As I got off the elevator and entered into my cubicle space in the office, I noticed my neighbor to the right of me is searching online about buying a scooter. Since gas prices are now $4.00 a gallon, he’s rethinking the idea of buying a truck and is considering a scooter. He asks me what I think about the scooter he has selected and I politely tell him I think it looks nice. But since I am one who can’t learn to keep my opinions to myself I continue to tell him he may want to wait out this gas price spike or at least buy an electric car like a Prius. He smiles and looks as if he takes my suggestion into consideration and goes back to work.
I am not sure to what extent I will always remain a product of the suburbs and how much my exposure to the Inner Loop changed me.

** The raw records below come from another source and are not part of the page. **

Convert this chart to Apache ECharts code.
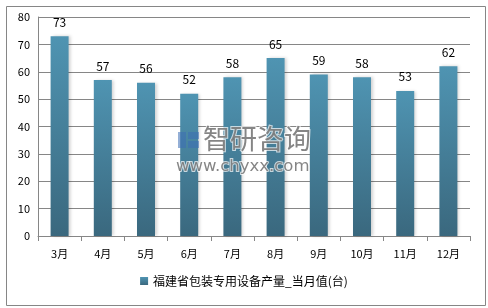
<!DOCTYPE html>
<html><head><meta charset="utf-8">
<script src="https://cdn.jsdelivr.net/npm/echarts@6/dist/echarts.min.js"></script>
<style>html,body{margin:0;padding:0;background:#fff}#c{width:488px;height:308px}</style>
</head><body><div id="c"></div>
<script>
const categories = ['3月','4月','5月','6月','7月','8月','9月','10月','11月','12月'];
const values = [73,57,56,52,58,65,59,58,53,62];
const seriesName = '福建省包装专用设备产量_当月值(台)';
const yTicks = {min:0, max:80, interval:10};

const chart = echarts.init(document.getElementById('c'));
const font = '"Microsoft YaHei","Noto Sans CJK SC","DejaVu Sans",sans-serif';
chart.setOption({
  animation:false,
  backgroundColor:'#fff',
  textStyle:{fontFamily:font},
  grid:{left:38,right:18,top:17,bottom:72},
  legend:{
    bottom:16,left:'center',itemWidth:8,itemHeight:8,itemGap:4,
    icon:'rect',
    textStyle:{fontSize:12,color:'#000',fontFamily:font},
    data:[seriesName]
  },
  xAxis:{
    type:'category',data:categories,
    axisLine:{lineStyle:{color:'#868686'}},
    axisTick:{show:true,lineStyle:{color:'#868686'},length:5},
    axisLabel:{color:'#000',fontSize:11,margin:12,fontFamily:font}
  },
  yAxis:{
    type:'value',min:yTicks.min,max:yTicks.max,interval:yTicks.interval,
    axisLine:{show:true,lineStyle:{color:'#868686'}},
    axisTick:{show:false},
    splitLine:{lineStyle:{color:'#868686'}},
    axisLabel:{color:'#000',fontSize:11,margin:8,fontFamily:font}
  },
  series:[{
    name:seriesName,type:'bar',data:values,barWidth:18,
    itemStyle:{
      color:new echarts.graphic.LinearGradient(0,0,0,1,[
        {offset:0,color:'#4f94b2'},{offset:1,color:'#3a687e'}
      ]),
      shadowColor:'rgba(0,0,0,0.18)',shadowBlur:3,shadowOffsetX:2
    },
    label:{show:true,position:'top',distance:8,color:'#000',fontSize:12,fontFamily:font}
  }],
  graphic:[
    {type:'rect',left:4,top:4,shape:{width:479,height:299},style:{fill:'none',stroke:'#868686',lineWidth:1},silent:true},
    {type:'rect',left:178,top:132,shape:{width:8,height:16},style:{fill:'rgba(60,110,180,0.55)'},z:100},
    {type:'rect',left:188,top:132,shape:{width:11,height:7},style:{fill:'rgba(60,110,180,0.55)'},z:100},
    {type:'rect',left:188,top:141,shape:{width:11,height:7},style:{fill:'rgba(60,110,180,0.55)'},z:100},
    {type:'text',left:202,top:124,z:100,style:{text:'智研咨询',fontSize:27,fill:'rgba(120,120,120,0.9)',stroke:'rgba(255,255,255,0.7)',lineWidth:2,fontFamily:font}},
    {type:'text',left:175,top:157,z:100,style:{text:'www.chyxx.com',fontSize:16.5,fill:'rgba(120,120,120,0.9)',stroke:'rgba(255,255,255,0.7)',lineWidth:2,fontFamily:'"DejaVu Sans",sans-serif'}}
  ]
});
</script></body></html>
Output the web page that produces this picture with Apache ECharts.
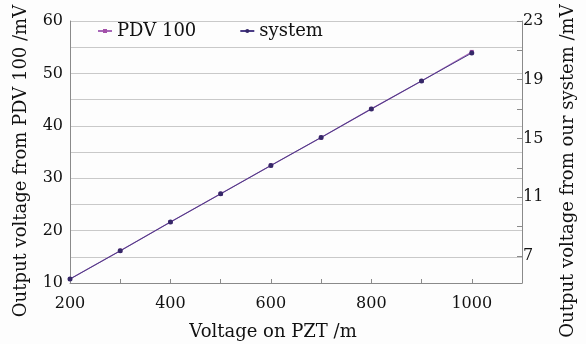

As I logged onto my desktop, I remember walking to my car from a Half-Price Bookstore on the corner of Montrose and Yoakum, and noticing a scooter going by with a long lanky gentleman wearing a white helmet. As I left the store and headed to my old, worn-out 1988 Mazda 626, I realized how many people in the Montrose area owned scooters. After a while I thought that maybe a scooter would be pretty cool to have if I lived down here.
I tried to snap out of my flashback but couldn’t help my reveries.
Not too far from the Beltway and Beamer intersection, minutes from my old home, I saw a large man riding on a bike. “Foolish,” I thought. This is not Montrose. Drive a car or stay inside.